WHAT TO PRODUCE — Without the images, write out the whole listing exactly.
+ + +
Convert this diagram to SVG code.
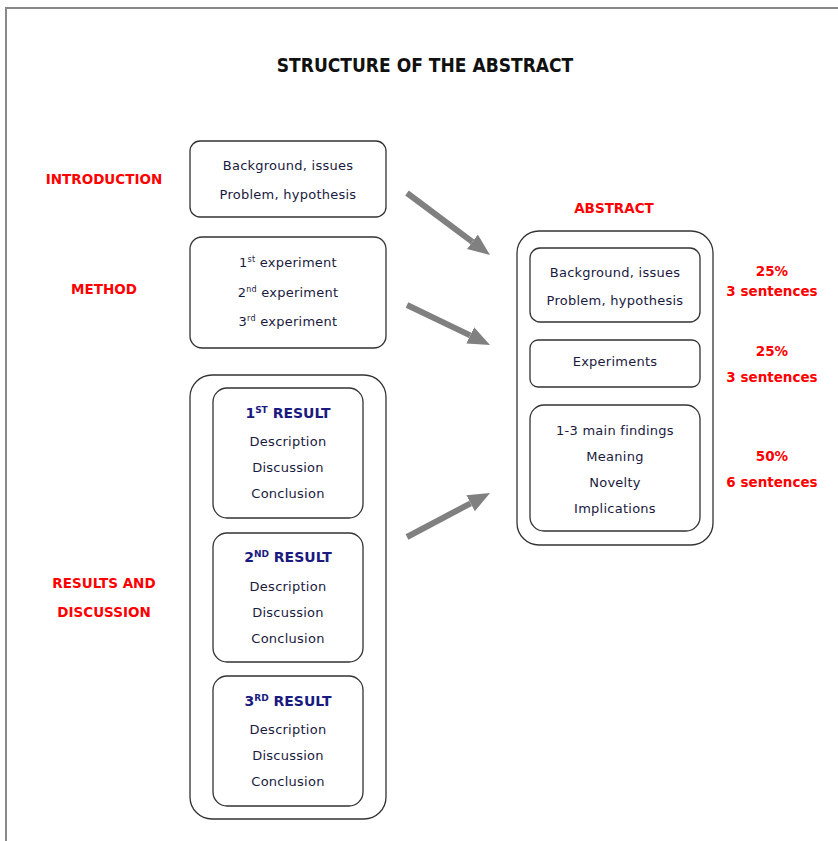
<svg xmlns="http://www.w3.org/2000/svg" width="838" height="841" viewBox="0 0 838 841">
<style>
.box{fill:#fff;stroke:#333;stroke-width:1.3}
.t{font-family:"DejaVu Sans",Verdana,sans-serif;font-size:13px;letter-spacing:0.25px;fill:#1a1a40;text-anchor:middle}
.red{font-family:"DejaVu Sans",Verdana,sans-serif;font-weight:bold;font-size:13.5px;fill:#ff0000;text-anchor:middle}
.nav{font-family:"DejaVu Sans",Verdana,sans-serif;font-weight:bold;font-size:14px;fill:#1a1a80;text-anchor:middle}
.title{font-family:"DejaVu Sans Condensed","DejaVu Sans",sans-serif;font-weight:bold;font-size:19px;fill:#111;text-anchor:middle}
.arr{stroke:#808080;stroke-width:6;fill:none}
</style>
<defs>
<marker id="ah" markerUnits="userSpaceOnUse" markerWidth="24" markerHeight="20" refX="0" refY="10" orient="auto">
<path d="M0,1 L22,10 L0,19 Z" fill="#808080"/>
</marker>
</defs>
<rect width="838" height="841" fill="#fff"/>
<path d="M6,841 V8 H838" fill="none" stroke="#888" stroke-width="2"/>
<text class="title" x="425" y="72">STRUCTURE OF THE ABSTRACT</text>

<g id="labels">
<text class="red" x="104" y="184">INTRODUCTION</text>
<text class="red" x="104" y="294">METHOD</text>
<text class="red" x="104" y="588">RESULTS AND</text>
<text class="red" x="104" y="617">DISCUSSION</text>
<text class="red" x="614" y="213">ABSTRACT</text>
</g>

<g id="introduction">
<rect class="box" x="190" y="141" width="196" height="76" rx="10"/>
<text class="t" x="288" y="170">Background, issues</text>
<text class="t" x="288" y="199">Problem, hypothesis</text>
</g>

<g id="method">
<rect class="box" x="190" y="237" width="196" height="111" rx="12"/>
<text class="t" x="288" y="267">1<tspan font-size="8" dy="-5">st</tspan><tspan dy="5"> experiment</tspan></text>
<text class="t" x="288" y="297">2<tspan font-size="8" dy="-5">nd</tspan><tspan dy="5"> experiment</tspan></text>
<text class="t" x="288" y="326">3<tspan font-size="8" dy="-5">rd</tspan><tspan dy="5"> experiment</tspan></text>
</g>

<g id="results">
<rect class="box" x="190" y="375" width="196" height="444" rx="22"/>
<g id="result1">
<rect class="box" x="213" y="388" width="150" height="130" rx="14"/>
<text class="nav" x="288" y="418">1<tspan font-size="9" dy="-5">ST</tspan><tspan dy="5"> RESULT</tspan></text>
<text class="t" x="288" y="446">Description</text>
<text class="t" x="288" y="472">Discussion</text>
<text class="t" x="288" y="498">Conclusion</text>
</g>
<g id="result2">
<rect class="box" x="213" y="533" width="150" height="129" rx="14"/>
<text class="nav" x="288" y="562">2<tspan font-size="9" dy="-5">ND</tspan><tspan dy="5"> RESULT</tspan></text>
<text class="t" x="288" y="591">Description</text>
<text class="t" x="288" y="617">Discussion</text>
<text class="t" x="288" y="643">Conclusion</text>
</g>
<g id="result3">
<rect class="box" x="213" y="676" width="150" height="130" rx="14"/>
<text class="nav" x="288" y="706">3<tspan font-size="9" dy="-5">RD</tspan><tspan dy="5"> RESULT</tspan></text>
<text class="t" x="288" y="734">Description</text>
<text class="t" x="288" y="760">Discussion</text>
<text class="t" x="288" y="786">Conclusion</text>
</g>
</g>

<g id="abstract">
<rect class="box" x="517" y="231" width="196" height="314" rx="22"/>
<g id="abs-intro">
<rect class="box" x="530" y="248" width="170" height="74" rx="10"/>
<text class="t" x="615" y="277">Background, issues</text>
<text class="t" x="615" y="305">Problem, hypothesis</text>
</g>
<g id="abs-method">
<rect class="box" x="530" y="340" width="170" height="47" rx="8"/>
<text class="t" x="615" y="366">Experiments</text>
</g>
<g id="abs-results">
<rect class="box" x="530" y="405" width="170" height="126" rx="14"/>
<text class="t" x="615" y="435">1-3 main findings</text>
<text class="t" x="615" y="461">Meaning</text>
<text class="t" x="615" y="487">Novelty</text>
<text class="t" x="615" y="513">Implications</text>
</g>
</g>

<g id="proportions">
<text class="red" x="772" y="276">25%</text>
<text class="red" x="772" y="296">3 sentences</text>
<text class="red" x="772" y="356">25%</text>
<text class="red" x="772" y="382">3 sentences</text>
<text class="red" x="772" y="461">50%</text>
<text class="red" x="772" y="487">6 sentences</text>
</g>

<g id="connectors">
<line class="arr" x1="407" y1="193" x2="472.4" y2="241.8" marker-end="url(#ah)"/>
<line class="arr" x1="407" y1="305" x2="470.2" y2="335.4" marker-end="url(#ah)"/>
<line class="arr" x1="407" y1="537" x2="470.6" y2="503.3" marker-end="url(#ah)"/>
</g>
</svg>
+ + +
OUTPUT OF THE EXERCISE —
Convert this diagram to SVG code.
<svg xmlns="http://www.w3.org/2000/svg" width="838" height="841" viewBox="0 0 838 841">
<style>
.box{fill:#fff;stroke:#333;stroke-width:1.3}
.t{font-family:"DejaVu Sans",Verdana,sans-serif;font-size:13px;letter-spacing:0.25px;fill:#1a1a40;text-anchor:middle}
.red{font-family:"DejaVu Sans",Verdana,sans-serif;font-weight:bold;font-size:13.5px;fill:#ff0000;text-anchor:middle}
.nav{font-family:"DejaVu Sans",Verdana,sans-serif;font-weight:bold;font-size:14px;fill:#1a1a80;text-anchor:middle}
.title{font-family:"DejaVu Sans Condensed","DejaVu Sans",sans-serif;font-weight:bold;font-size:19px;fill:#111;text-anchor:middle}
.arr{stroke:#808080;stroke-width:6;fill:none}
</style>
<defs>
<marker id="ah" markerUnits="userSpaceOnUse" markerWidth="24" markerHeight="20" refX="0" refY="10" orient="auto">
<path d="M0,1 L22,10 L0,19 Z" fill="#808080"/>
</marker>
</defs>
<rect width="838" height="841" fill="#fff"/>
<path d="M6,841 V8 H838" fill="none" stroke="#888" stroke-width="2"/>
<text class="title" x="425" y="72">STRUCTURE OF THE ABSTRACT</text>

<g id="labels">
<text class="red" x="104" y="184">INTRODUCTION</text>
<text class="red" x="104" y="294">METHOD</text>
<text class="red" x="104" y="588">RESULTS AND</text>
<text class="red" x="104" y="617">DISCUSSION</text>
<text class="red" x="614" y="213">ABSTRACT</text>
</g>

<g id="introduction">
<rect class="box" x="190" y="141" width="196" height="76" rx="10"/>
<text class="t" x="288" y="170">Background, issues</text>
<text class="t" x="288" y="199">Problem, hypothesis</text>
</g>

<g id="method">
<rect class="box" x="190" y="237" width="196" height="111" rx="12"/>
<text class="t" x="288" y="267">1<tspan font-size="8" dy="-5">st</tspan><tspan dy="5"> experiment</tspan></text>
<text class="t" x="288" y="297">2<tspan font-size="8" dy="-5">nd</tspan><tspan dy="5"> experiment</tspan></text>
<text class="t" x="288" y="326">3<tspan font-size="8" dy="-5">rd</tspan><tspan dy="5"> experiment</tspan></text>
</g>

<g id="results">
<rect class="box" x="190" y="375" width="196" height="444" rx="22"/>
<g id="result1">
<rect class="box" x="213" y="388" width="150" height="130" rx="14"/>
<text class="nav" x="288" y="418">1<tspan font-size="9" dy="-5">ST</tspan><tspan dy="5"> RESULT</tspan></text>
<text class="t" x="288" y="446">Description</text>
<text class="t" x="288" y="472">Discussion</text>
<text class="t" x="288" y="498">Conclusion</text>
</g>
<g id="result2">
<rect class="box" x="213" y="533" width="150" height="129" rx="14"/>
<text class="nav" x="288" y="562">2<tspan font-size="9" dy="-5">ND</tspan><tspan dy="5"> RESULT</tspan></text>
<text class="t" x="288" y="591">Description</text>
<text class="t" x="288" y="617">Discussion</text>
<text class="t" x="288" y="643">Conclusion</text>
</g>
<g id="result3">
<rect class="box" x="213" y="676" width="150" height="130" rx="14"/>
<text class="nav" x="288" y="706">3<tspan font-size="9" dy="-5">RD</tspan><tspan dy="5"> RESULT</tspan></text>
<text class="t" x="288" y="734">Description</text>
<text class="t" x="288" y="760">Discussion</text>
<text class="t" x="288" y="786">Conclusion</text>
</g>
</g>

<g id="abstract">
<rect class="box" x="517" y="231" width="196" height="314" rx="22"/>
<g id="abs-intro">
<rect class="box" x="530" y="248" width="170" height="74" rx="10"/>
<text class="t" x="615" y="277">Background, issues</text>
<text class="t" x="615" y="305">Problem, hypothesis</text>
</g>
<g id="abs-method">
<rect class="box" x="530" y="340" width="170" height="47" rx="8"/>
<text class="t" x="615" y="366">Experiments</text>
</g>
<g id="abs-results">
<rect class="box" x="530" y="405" width="170" height="126" rx="14"/>
<text class="t" x="615" y="435">1-3 main findings</text>
<text class="t" x="615" y="461">Meaning</text>
<text class="t" x="615" y="487">Novelty</text>
<text class="t" x="615" y="513">Implications</text>
</g>
</g>

<g id="proportions">
<text class="red" x="772" y="276">25%</text>
<text class="red" x="772" y="296">3 sentences</text>
<text class="red" x="772" y="356">25%</text>
<text class="red" x="772" y="382">3 sentences</text>
<text class="red" x="772" y="461">50%</text>
<text class="red" x="772" y="487">6 sentences</text>
</g>

<g id="connectors">
<line class="arr" x1="407" y1="193" x2="472.4" y2="241.8" marker-end="url(#ah)"/>
<line class="arr" x1="407" y1="305" x2="470.2" y2="335.4" marker-end="url(#ah)"/>
<line class="arr" x1="407" y1="537" x2="470.6" y2="503.3" marker-end="url(#ah)"/>
</g>
</svg>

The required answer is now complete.